* _Job_
Starting at the line containing "Write the seaborn" and ending at the line containing "nan = np.nan", reproduce each line exactly as written, with both end lines included and all pictures omitted.

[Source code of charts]
·····
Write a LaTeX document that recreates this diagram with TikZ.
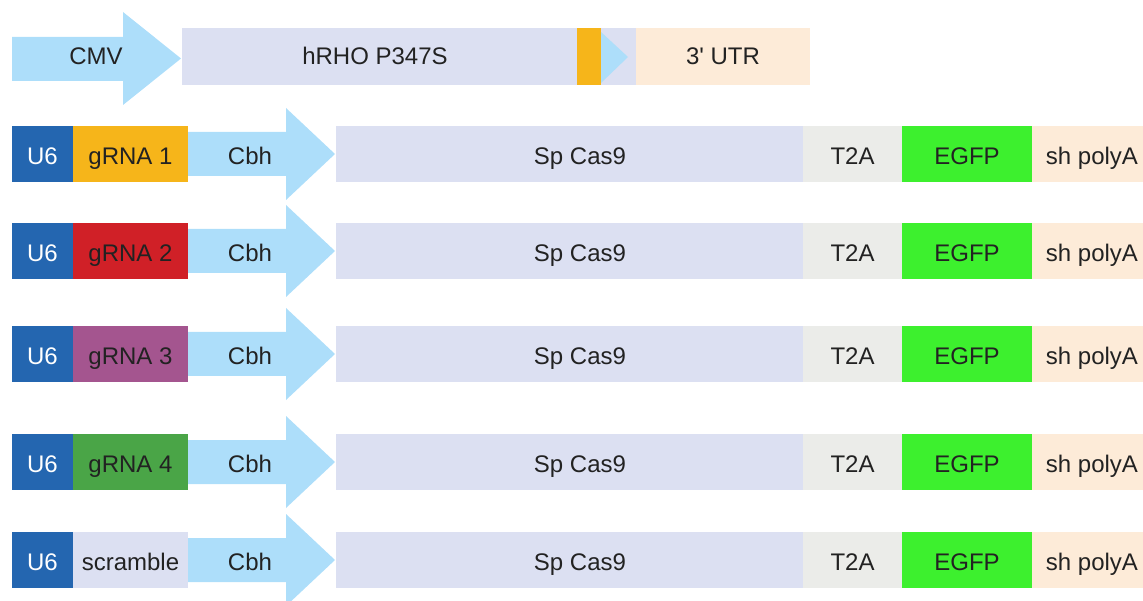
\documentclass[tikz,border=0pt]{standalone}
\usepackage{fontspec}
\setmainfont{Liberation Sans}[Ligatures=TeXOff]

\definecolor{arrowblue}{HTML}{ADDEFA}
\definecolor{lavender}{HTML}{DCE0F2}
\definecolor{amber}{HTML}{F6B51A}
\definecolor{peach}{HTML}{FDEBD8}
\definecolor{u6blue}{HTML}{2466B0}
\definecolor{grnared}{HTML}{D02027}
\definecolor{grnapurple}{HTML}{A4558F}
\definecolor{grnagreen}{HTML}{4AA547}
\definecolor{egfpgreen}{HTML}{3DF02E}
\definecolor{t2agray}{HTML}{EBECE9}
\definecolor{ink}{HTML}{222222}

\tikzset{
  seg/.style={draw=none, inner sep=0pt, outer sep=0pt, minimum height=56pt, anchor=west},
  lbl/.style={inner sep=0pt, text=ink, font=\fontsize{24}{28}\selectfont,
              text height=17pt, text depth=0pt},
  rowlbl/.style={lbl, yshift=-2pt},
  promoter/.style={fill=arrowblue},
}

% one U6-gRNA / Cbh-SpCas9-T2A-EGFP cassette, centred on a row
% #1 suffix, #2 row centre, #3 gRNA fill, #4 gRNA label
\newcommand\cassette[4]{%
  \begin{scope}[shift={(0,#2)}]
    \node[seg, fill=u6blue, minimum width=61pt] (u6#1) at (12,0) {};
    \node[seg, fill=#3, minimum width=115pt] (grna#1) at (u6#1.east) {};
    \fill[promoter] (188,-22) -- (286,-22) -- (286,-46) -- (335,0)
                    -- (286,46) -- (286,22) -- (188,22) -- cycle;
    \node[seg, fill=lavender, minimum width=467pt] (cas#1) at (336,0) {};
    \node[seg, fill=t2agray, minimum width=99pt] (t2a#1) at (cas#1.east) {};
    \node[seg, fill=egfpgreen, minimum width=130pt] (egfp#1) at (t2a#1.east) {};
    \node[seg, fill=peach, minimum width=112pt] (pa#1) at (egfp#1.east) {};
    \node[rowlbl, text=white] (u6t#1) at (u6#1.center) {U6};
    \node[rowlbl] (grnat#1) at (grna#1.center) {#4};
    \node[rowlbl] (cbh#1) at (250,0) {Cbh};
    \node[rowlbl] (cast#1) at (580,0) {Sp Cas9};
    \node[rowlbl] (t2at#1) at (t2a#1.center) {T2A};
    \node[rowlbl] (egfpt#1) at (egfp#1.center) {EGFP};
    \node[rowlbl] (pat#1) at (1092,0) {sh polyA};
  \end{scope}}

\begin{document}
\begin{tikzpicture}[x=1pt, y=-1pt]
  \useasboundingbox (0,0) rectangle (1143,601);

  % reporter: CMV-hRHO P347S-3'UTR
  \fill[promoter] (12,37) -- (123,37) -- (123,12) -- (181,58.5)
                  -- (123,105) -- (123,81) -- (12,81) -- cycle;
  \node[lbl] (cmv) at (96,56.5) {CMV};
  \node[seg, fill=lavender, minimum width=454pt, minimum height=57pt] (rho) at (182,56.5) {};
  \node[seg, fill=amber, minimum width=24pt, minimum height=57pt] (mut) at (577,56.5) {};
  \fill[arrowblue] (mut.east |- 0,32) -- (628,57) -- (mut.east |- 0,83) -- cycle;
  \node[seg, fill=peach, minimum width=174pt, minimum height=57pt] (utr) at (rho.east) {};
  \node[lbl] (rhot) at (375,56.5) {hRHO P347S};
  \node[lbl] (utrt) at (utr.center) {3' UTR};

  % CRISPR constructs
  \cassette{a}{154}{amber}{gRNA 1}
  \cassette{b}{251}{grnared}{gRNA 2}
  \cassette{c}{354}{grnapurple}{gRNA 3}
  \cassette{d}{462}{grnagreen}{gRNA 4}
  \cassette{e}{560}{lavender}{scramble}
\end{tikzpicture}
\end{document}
·····
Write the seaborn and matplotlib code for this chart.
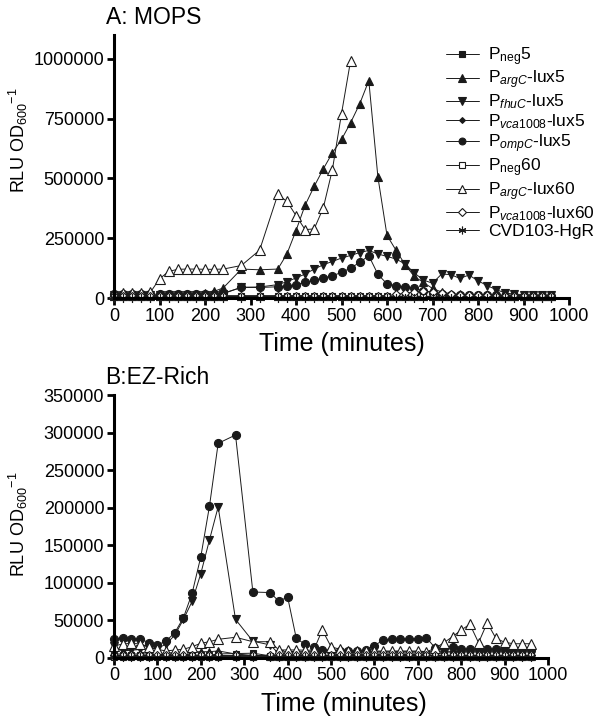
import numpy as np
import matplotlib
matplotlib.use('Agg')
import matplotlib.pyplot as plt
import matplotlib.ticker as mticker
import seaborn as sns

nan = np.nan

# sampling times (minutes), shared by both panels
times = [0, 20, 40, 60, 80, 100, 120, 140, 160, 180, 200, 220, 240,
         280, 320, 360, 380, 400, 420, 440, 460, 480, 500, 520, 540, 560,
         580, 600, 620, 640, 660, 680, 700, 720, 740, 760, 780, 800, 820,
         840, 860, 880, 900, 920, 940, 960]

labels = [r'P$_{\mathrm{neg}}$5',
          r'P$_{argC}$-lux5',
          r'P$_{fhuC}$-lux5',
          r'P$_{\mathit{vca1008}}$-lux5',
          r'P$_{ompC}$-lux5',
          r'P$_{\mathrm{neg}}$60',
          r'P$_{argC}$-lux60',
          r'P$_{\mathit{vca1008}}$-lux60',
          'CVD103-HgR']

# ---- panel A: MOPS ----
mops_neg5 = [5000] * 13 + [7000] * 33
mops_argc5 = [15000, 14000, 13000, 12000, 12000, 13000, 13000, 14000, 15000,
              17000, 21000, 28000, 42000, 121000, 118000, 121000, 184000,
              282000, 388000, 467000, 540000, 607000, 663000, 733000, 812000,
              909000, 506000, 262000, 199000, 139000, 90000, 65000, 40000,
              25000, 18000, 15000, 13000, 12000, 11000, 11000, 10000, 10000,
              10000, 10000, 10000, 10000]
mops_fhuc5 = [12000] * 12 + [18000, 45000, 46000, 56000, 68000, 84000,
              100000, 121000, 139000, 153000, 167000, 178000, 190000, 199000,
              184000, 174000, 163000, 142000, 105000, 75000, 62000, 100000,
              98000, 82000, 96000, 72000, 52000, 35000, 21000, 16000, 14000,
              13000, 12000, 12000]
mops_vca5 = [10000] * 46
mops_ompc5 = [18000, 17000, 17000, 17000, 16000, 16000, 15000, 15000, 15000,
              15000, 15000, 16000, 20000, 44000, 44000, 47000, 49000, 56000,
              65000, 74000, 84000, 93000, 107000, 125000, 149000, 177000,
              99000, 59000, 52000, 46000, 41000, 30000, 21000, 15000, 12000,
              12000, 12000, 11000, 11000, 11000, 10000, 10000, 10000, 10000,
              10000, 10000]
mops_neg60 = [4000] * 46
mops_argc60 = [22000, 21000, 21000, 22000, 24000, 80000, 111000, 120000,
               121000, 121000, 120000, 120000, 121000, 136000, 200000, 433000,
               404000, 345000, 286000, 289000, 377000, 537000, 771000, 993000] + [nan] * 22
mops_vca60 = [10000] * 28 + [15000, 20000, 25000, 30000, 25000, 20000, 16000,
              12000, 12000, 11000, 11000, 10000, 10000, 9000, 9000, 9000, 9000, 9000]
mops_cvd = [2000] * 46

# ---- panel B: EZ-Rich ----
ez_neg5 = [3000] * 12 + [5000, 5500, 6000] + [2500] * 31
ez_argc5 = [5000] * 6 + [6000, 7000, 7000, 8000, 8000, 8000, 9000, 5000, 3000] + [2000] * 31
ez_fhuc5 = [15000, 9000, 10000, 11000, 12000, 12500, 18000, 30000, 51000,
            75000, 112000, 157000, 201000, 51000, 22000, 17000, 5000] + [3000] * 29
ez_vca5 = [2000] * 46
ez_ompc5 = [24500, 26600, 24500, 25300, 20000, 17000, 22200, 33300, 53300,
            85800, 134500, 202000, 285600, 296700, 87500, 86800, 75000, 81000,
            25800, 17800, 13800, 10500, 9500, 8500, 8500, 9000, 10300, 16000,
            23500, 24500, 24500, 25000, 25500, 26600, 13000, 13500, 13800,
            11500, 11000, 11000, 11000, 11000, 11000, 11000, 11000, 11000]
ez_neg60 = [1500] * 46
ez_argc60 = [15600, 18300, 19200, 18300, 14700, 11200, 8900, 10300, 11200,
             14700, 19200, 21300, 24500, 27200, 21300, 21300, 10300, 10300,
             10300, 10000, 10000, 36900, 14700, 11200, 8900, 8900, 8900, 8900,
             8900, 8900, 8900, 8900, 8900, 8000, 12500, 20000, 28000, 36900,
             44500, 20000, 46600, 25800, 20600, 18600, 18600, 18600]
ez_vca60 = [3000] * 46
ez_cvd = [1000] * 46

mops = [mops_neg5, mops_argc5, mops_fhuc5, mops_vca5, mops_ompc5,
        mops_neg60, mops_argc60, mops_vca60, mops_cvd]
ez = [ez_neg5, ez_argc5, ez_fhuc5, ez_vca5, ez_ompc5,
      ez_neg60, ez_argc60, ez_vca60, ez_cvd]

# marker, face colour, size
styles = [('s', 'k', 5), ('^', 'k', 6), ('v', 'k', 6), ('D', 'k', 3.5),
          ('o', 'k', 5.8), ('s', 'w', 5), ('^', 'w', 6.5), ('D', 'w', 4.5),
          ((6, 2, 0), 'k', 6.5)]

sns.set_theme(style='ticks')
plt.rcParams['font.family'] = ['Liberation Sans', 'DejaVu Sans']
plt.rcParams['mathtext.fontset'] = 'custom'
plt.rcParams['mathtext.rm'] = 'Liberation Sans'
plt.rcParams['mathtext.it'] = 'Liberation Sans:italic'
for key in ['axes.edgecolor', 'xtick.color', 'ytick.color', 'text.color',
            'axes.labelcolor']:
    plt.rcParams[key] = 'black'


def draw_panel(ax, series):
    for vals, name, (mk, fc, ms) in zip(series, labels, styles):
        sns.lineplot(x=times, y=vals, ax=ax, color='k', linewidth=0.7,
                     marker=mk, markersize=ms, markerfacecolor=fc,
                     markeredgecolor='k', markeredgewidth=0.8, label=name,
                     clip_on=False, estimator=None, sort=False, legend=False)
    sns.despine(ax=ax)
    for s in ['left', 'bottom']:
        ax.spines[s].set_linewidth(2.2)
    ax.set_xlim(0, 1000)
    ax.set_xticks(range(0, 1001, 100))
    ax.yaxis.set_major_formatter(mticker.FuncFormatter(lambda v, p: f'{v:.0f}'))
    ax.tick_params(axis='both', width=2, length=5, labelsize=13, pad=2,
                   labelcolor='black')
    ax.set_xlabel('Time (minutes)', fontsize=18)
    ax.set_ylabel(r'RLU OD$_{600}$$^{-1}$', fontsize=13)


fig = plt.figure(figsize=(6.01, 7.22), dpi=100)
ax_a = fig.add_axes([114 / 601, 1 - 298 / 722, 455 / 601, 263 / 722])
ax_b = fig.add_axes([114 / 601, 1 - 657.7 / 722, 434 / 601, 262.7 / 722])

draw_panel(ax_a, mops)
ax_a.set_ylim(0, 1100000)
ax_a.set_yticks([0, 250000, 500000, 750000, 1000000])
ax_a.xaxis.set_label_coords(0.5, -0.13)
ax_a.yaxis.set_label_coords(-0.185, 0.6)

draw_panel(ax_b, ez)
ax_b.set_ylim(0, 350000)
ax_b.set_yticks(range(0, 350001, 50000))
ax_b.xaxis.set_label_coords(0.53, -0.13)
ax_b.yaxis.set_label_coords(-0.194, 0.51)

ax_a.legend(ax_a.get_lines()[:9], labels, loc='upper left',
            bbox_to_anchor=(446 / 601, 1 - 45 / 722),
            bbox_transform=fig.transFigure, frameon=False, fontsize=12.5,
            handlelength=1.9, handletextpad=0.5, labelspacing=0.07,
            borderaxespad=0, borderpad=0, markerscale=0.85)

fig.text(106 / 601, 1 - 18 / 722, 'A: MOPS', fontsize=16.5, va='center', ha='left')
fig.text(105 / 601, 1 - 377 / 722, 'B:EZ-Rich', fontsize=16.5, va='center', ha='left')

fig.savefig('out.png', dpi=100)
·····
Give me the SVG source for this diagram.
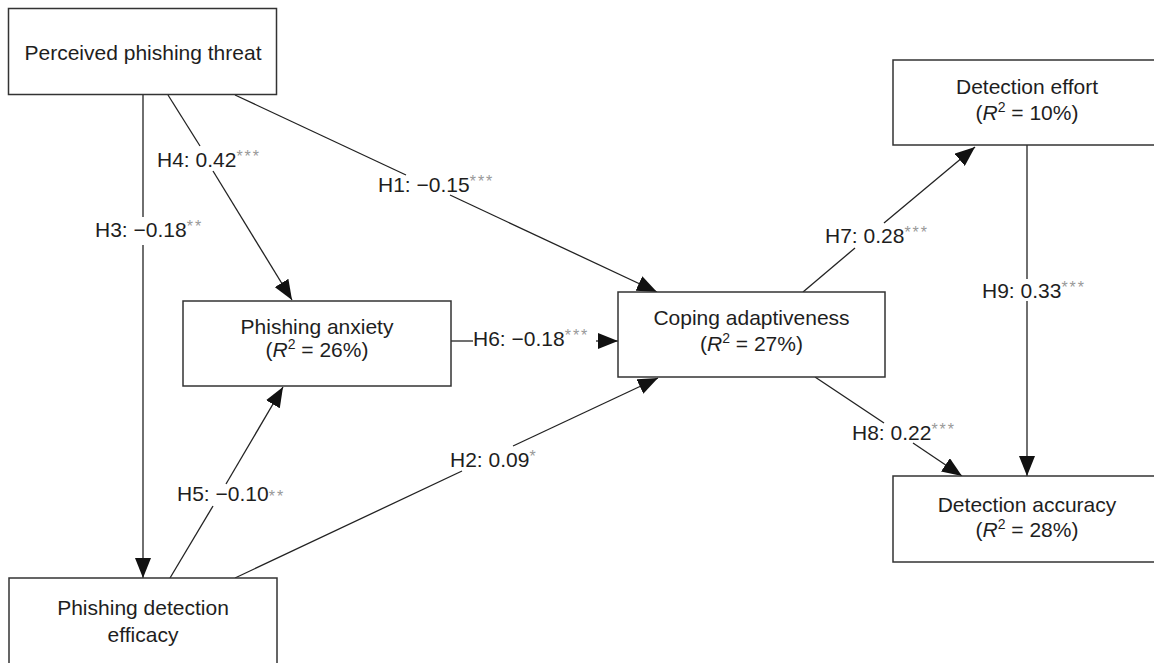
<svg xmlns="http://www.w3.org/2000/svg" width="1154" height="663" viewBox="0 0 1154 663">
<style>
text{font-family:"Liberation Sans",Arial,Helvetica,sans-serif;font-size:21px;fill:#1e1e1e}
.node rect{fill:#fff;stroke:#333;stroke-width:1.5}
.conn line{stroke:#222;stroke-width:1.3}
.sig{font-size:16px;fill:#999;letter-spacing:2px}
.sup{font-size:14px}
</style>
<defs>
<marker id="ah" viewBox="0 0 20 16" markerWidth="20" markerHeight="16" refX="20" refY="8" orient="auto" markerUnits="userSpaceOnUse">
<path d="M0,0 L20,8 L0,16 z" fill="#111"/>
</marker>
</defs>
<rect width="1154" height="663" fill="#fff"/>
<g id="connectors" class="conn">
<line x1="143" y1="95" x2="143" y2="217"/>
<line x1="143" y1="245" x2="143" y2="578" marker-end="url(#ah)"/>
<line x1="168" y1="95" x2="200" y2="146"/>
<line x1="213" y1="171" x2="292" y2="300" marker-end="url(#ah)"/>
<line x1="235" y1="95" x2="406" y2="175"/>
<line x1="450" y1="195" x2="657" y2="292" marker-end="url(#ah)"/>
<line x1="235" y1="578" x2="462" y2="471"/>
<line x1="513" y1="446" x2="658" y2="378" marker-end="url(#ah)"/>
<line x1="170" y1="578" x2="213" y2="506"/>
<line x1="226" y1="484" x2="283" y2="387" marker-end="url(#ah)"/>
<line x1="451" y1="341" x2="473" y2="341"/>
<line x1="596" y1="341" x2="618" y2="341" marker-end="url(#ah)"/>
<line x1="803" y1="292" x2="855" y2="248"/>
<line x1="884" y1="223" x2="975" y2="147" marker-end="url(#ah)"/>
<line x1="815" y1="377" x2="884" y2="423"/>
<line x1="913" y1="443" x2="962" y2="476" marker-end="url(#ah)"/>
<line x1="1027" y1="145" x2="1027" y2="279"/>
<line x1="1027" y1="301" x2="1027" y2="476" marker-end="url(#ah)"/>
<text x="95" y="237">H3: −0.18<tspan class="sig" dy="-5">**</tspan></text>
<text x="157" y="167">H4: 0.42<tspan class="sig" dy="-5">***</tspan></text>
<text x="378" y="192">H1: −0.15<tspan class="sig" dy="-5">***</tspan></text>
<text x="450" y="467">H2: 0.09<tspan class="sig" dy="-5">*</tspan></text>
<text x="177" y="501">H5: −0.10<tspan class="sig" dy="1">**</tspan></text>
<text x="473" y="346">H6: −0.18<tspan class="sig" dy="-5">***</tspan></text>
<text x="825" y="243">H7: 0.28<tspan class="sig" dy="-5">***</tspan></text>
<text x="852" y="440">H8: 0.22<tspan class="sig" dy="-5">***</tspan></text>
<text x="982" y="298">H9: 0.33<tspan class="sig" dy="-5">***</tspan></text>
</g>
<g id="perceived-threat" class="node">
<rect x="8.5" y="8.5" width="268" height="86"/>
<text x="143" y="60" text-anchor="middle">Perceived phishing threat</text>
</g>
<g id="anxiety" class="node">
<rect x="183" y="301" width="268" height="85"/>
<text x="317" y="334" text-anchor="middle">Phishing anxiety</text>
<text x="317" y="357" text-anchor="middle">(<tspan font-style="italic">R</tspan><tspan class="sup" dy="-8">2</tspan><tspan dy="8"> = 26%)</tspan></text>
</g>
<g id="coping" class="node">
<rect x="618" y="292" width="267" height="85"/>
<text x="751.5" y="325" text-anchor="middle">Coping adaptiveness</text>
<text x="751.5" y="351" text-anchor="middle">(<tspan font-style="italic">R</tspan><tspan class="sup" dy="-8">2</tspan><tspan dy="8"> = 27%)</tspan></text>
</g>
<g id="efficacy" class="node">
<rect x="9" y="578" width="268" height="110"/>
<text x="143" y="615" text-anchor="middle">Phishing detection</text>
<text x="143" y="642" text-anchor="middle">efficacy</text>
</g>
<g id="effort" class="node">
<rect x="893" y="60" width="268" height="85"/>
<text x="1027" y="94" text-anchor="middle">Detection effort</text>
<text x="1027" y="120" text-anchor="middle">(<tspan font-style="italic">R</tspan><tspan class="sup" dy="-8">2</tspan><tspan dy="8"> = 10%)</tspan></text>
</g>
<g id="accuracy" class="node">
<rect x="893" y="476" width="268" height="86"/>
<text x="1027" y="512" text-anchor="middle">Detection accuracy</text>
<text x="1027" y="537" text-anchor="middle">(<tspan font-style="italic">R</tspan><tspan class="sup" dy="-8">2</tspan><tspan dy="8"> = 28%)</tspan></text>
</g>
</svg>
·····
* _Task answer_
Write the seaborn and matplotlib code for this chart.
import numpy as np
import matplotlib
matplotlib.use('Agg')
import matplotlib.pyplot as plt
import matplotlib.ticker as mticker
import seaborn as sns

nan = np.nan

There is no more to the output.